## begin Recorded information

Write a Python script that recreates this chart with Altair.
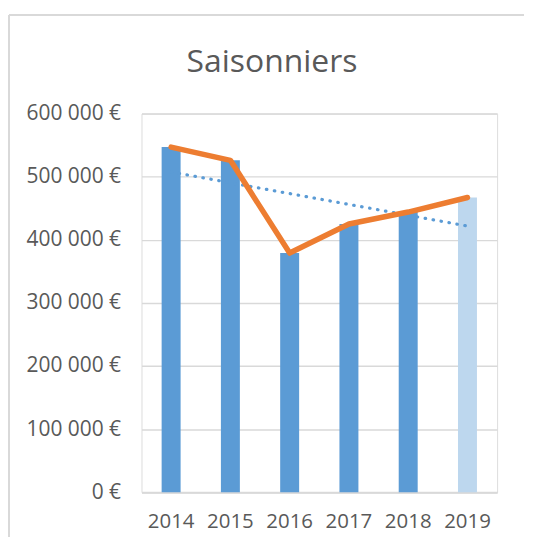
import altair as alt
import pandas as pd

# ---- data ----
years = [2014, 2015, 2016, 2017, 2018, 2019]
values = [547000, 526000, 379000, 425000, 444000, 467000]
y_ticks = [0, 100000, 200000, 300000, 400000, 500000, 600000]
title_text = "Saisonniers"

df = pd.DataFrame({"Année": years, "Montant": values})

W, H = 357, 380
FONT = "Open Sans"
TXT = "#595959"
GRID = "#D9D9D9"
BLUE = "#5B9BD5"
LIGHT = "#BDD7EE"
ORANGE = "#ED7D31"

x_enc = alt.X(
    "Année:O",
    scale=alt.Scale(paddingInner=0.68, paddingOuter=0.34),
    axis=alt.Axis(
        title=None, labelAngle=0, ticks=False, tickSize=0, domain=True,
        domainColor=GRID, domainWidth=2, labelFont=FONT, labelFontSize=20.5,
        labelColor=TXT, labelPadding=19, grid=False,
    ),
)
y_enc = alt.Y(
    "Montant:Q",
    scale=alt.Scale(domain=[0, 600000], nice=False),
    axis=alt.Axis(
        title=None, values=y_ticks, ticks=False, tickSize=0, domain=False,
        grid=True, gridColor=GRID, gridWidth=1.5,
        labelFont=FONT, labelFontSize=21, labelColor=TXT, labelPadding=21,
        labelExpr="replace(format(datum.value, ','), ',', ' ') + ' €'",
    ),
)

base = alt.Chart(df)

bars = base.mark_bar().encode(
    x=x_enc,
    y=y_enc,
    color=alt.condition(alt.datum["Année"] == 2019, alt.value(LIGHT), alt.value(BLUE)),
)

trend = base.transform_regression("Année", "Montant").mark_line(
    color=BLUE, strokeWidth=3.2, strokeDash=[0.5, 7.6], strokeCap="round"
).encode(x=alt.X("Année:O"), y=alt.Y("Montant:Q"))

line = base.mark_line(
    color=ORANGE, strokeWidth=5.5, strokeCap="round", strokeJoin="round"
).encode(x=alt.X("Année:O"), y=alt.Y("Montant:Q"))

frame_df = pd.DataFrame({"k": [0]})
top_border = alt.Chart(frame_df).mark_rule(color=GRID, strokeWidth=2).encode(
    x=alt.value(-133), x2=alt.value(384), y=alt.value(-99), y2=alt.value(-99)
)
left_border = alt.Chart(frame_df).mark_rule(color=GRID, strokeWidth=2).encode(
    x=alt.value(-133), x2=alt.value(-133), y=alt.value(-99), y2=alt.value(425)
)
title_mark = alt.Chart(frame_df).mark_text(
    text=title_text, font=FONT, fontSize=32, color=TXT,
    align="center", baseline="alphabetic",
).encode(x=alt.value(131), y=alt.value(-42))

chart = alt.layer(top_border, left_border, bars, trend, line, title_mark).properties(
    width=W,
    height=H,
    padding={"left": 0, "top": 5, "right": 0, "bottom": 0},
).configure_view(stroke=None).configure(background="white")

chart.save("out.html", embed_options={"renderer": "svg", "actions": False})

## end Recorded information
## begin Recorded information

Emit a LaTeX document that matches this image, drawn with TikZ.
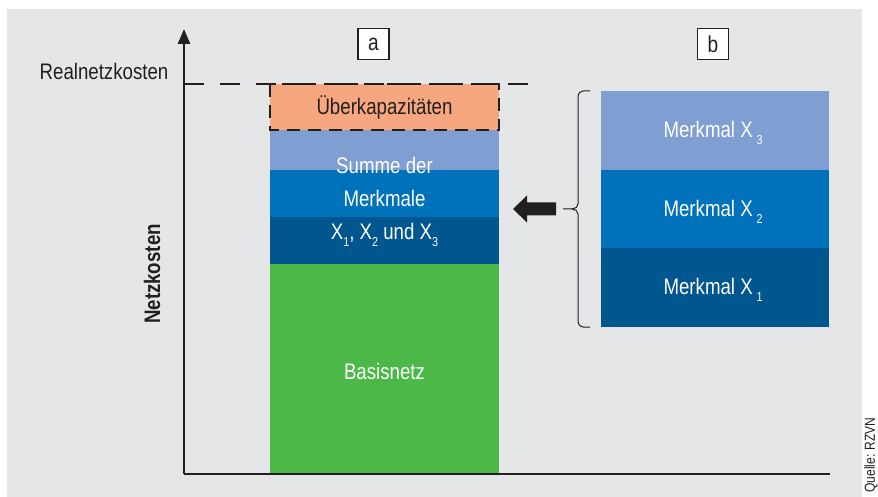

## end Recorded information

**Task directions**
The word "this" may turn up on some lines of these records; say how many, with no other words.

**The result**
2